“J’espère que Dieu existe”, me répondit une jeune femme à qui je demandais si elle se mariait à l’église pour les photos ou pour la foi. Elle a d’abord reconnu que c’était pour les photos, puis elle a ajouté, regardant son compagnon : “Il y a quelques mois, nous avons vécu une expérience forte et maintenant, j’espère que Dieu existe.” Ils avaient sans doute perçu quelque chose de plus grand qu’eux, sans pouvoir encore trouver les mots pour l’exprimer.
Être croyant, c’est chercher Dieu parce qu’on espère qu’il existe et qu’on désire lui accorder sa confiance. Ce n’est pas savoir qu’il existe, car savoir, c’est d’une certaine façon posséder. Être chrétien est encore un pas de plus : c’est emprunter le chemin du Christ pour poursuivre cette recherche avec d’autres qui se situent dans sa mouvance.
Le chrétien fait le choix d’une voie parmi d’autres.
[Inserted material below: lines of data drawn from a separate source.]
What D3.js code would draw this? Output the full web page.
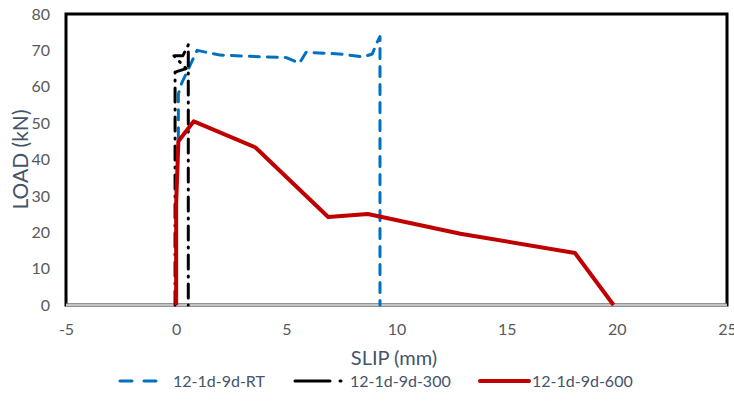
<!DOCTYPE html>
<html>
<head>
<meta charset="utf-8">
<script src="https://cdn.jsdelivr.net/npm/d3@7"></script>
<style>
  body { margin: 0; background: #fff; }
  svg { font-family: Lato, "Open Sans", sans-serif; }
</style>
</head>
<body>
<svg id="chart"></svg>
<script>
// series: [slip mm, load kN]
const seriesRT = [[0.1, 46], [0.1, 58], [0.25, 61], [0.95, 70], [2, 68.7], [4, 68.2], [5, 68], [5.6, 66.5], [5.9, 69.5],
  [7.4, 69], [8.5, 68.2], [8.9, 69], [9.1, 72], [9.25, 73.8], [9.25, 0]];
const series300 = [[-0.05, 0], [-0.05, 64], [0.45, 65], [-0.1, 68.5], [0.3, 68.5], [0.55, 71.5], [0.55, 0]];
const series600 = [[0, 0], [0, 28], [0.1, 45], [0.8, 50.5], [3.6, 43.3], [6.9, 24.2], [8.7, 25], [12.9, 19.6], [18.1, 14.3], [19.85, 0]];
const names = ['12-1d-9d-RT', '12-1d-9d-300', '12-1d-9d-600'];
const xTicks = [-5, 0, 5, 10, 15, 20, 25];
const yTicks = [0, 10, 20, 30, 40, 50, 60, 70, 80];

const W = 734, H = 401;
const margin = { top: 14, right: 7, bottom: 96, left: 66 };
const width = W - margin.left - margin.right;
const height = H - margin.top - margin.bottom;

const svg = d3.select('#chart').attr('width', W).attr('height', H);
const g = svg.append('g').attr('transform', `translate(${margin.left},${margin.top})`);

const x = d3.scaleLinear().domain([-5, 25]).range([0, width]);
const y = d3.scaleLinear().domain([0, 80]).range([height, 0]);

// axes
const xAxis = d3.axisBottom(x).tickValues(xTicks).tickFormat(d => String(d)).tickSize(0).tickPadding(19);
const yAxis = d3.axisLeft(y).tickValues(yTicks).tickSize(0).tickPadding(16);

const xg = g.append('g').attr('transform', `translate(0,${height})`).call(xAxis);
const yg = g.append('g').call(yAxis);
[xg, yg].forEach(a => {
  a.select('.domain').remove();
  a.selectAll('text').attr('fill', '#595959').style('font-size', '16px').style('font-family', 'Lato, sans-serif');
});

// frame
g.append('rect')
  .attr('x', 0).attr('y', 0).attr('width', width).attr('height', height)
  .attr('fill', 'none').attr('stroke', '#000').attr('stroke-width', 3);
// zero line (gray)
g.append('line')
  .attr('x1', 0).attr('x2', width).attr('y1', y(0)).attr('y2', y(0))
  .attr('stroke', '#a6a6a6').attr('stroke-width', 3);
g.append('line')
  .attr('x1', 0).attr('x2', width).attr('y1', y(0)).attr('y2', y(0))
  .attr('stroke', '#e0e0e0').attr('stroke-width', 1);

const line = d3.line().x(d => x(d[0])).y(d => y(d[1]));

const styles = [
  { data: seriesRT, color: '#0070C0', width: 3, dash: '10,8' },
  { data: series300, color: '#000000', width: 3, dash: '14,7,1,7' },
  { data: series600, color: '#C00000', width: 4, dash: null }
];

styles.forEach(s => {
  g.append('path')
    .datum(s.data)
    .attr('fill', 'none')
    .attr('stroke', s.color)
    .attr('stroke-width', s.width)
    .attr('stroke-linecap', s.dash ? 'round' : 'butt')
    .attr('stroke-linejoin', 'round')
    .attr('stroke-dasharray', s.dash)
    .attr('d', line);
});

// axis titles
svg.append('text')
  .attr('x', 394).attr('y', 365)
  .attr('text-anchor', 'middle')
  .attr('fill', '#44546A')
  .style('font-size', '20px')
  .text('SLIP (mm)');

svg.append('text')
  .attr('transform', `translate(28,${margin.top + height / 2}) rotate(-90)`)
  .attr('text-anchor', 'middle')
  .attr('fill', '#44546A')
  .style('font-size', '21px')
  .text('LOAD (kN)');

// legend
const legendLines = [[120, 157], [295, 330], [480, 529]];
const legendText = [173, 350, 532];
const legendDash = ['12,12', '35,10,1,10', null];
const leg = svg.append('g');
styles.forEach((s, i) => {
  leg.append('line')
    .attr('x1', legendLines[i][0]).attr('x2', legendLines[i][1] + (i === 1 ? 12 : 0))
    .attr('y1', 381).attr('y2', 381)
    .attr('stroke', s.color)
    .attr('stroke-width', s.width)
    .attr('stroke-linecap', 'round')
    .attr('stroke-dasharray', legendDash[i]);
  leg.append('text')
    .attr('x', legendText[i])
    .attr('y', 387)
    .attr('fill', '#44546A')
    .style('font-size', '16px')
    .text(names[i]);
});
</script>
</body>
</html>
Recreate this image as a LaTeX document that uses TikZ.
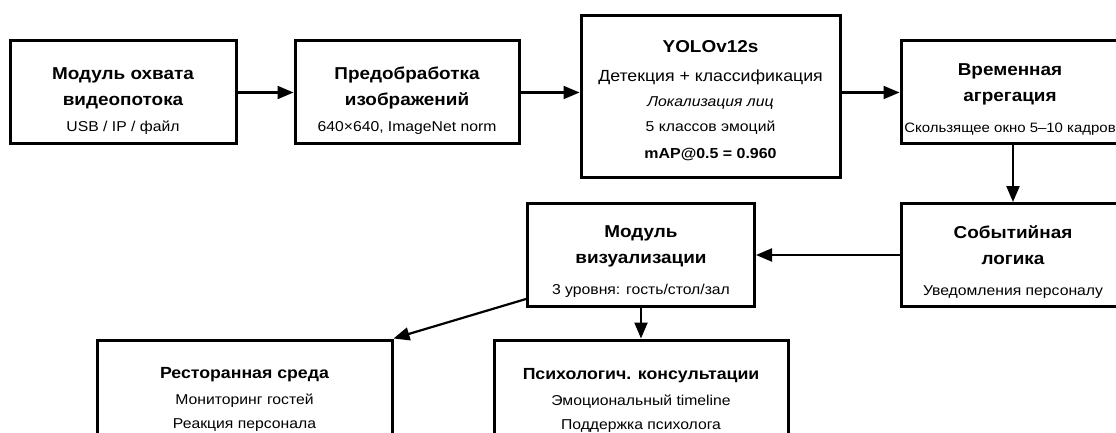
\documentclass[tikz,border=0pt]{standalone}
\usepackage{fontspec}
\setmainfont{Liberation Sans}[FakeStretch=1.1]
\usetikzlibrary{arrows.meta}

\newcommand\subtx{\fontsize{14.3}{17}\selectfont}

\begin{document}
\begin{tikzpicture}[x=1pt,y=-1pt,
    blk/.style={draw=black, line width=3pt, fill=white, inner sep=0pt,
      minimum width=224pt, minimum height=103pt},
    txt/.style={align=center, inner sep=0pt, font=\fontsize{17.2}{26}\selectfont},
    flow/.style={line width=2.2pt, -{Triangle[length=16pt,width=13pt]}}]
\fill[white] (0,0) rectangle (1116,433);
\useasboundingbox (0,0) rectangle (1116,433);

\node[blk, minimum width=226pt] (cap) at (123,92.5) {};
\node[blk] (pre) at (407,92.5) {};
\node[blk, minimum width=259pt, minimum height=161pt] (yolo) at (710.5,96.5) {};
\node[blk] (agg) at (1013,92.5) {};
\node[blk] (evt) at (1013,255) {};
\node[blk, minimum width=227pt] (vis) at (641,255) {};
\node[blk, minimum width=294pt] (psy) at (641,391.5) {};
\node[blk, minimum width=295pt] (rest) at (244.5,391.5) {};

\node[txt] (capT) at (123,101) {\bfseries Модуль охвата\\\bfseries видеопотока\\\subtx USB / IP / файл};
\node[txt] (preT) at (407,101) {\bfseries Предобработка\\\bfseries изображений\\\subtx 640×640, ImageNet norm};
\node[txt, font=\fontsize{17.2}{25}\selectfont] (yoloT) at (710.5,101) {\bfseries YOLOv12s\\[4pt]\fontsize{16.1}{19}\selectfont Детекция + классификация\\\subtx\itshape Локализация лиц\\\subtx 5 классов эмоций\\[2pt]\fontsize{14.5}{17}\selectfont\bfseries mAP@0.5 = 0.960};
\node[txt] (aggT) at (1010,99.5) {\bfseries Временная\\\bfseries агрегация\\[5pt]\fontsize{13.6}{16}\selectfont Скользящее окно 5–10 кадров};
\node[txt] (evtT) at (1013,262) {\bfseries Событийная\\\bfseries логика\\[5pt]\subtx Уведомления персоналу};
\node[txt] (visT) at (641,262) {\bfseries Модуль\\\bfseries визуализации\\[5pt]\subtx 3 уровня: гость/стол/зал};
\node[txt, font=\fontsize{16.1}{23.5}\selectfont] (psyT) at (641,400) {\bfseries Психологич. консультации\\[3pt]\subtx Эмоциональный timeline\\\subtx Поддержка психолога};
\node[txt, font=\fontsize{16.1}{23.5}\selectfont] (restT) at (244.5,399) {\bfseries Ресторанная среда\\[3pt]\subtx Мониторинг гостей\\\subtx Реакция персонала};

\draw[flow] (cap) -- (pre);
\draw[flow] (pre.east) -- (pre.east -| yolo.west);
\draw[flow] (yolo.east |- agg.west) -- (agg.west);
\draw[flow] (agg) -- (evt);
\draw[flow] (evt) -- (vis);
\draw[flow] (vis) -- (psy);
\draw[flow] ([yshift=9pt]vis.south west) -- (rest.north east);
\end{tikzpicture}
\end{document}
Il ne peut la prétendre meilleure que les autres, mais c’est ce chemin qu’il emprunte personnellement, en fonction de son histoire, de son milieu, de ses rencontres. Petit à petit, cependant, et de plus en plus, il estime que c’est le chemin qui lui convient le mieux, celui qui est bon pour lui et sur lequel il est heureux de cheminer avec d’autres.
Jamais cependant il ne croira qu’il ait raison, mais il aura de plus en plus des raisons d’être fidèle à son choix, pour éviter de voltiger sans jamais s’enraciner. Plus il l’approfondit, plus il devient ouvert aux autres voies, car il s’approche de ce qui fait notre humanité commune. Il respecte alors ceux qui ont fait d’autres choix, car ils peuvent l’enrichir de leur propre expérience.
Bien sûr, il connaîtra le doute. N’est-il pas en train de faire fausse route ? Mais tant qu’il n’a pas de bons motifs de rebrousser chemin – ce qui peut arriver –, son doute sera vécu comme un signe qu’il demeure libre, qu’il n’est pas prisonnier d’un système.
La foi sera donc toujours un doute surmonté. N’avoir jamais douté signifierait tout simplement avoir adopté les idées de son milieu, celles qui ont été inculquées et que l’on a fait coïncider avec celles de Dieu. Mais alors qui dira si l’on croit en Dieu ou en sa propre construction rationnelle ? Avoir d’excellentes preuves de l’existence de Dieu, ne serait-ce pas finalement croire en soi-même ?
Croire n’est pas une collection d’articles de credo. Trop souvent la foi se réduit en une série de vérités, de croyances plus exactement. Or elle n’est pas la connaissance cérébrale, mais est la confiance en quelqu’un qui invite sur les chemins de son surprenant Royaume. Quand le croyant découvre que les idées de Dieu ne correspondent pas aux siennes, alors il peut poser un véritable acte de foi.
La mise en doute systématique est paralysante, elle n’est pas plus éclairante que la confiance aveugle et bornée. Foi et doute seront toujours mêlés, dans la religion comme dans la vie. La question est de savoir si ce doute se situe à l’intérieur d’une foi plus large ou si, paradoxalement, il est devenu une véritable religion qui permet de ne pas s’engager. La foi ne nous épargne pas le doute, mais permet de le vivre positivement, comme un aiguillon qui nous pousse toujours plus loin.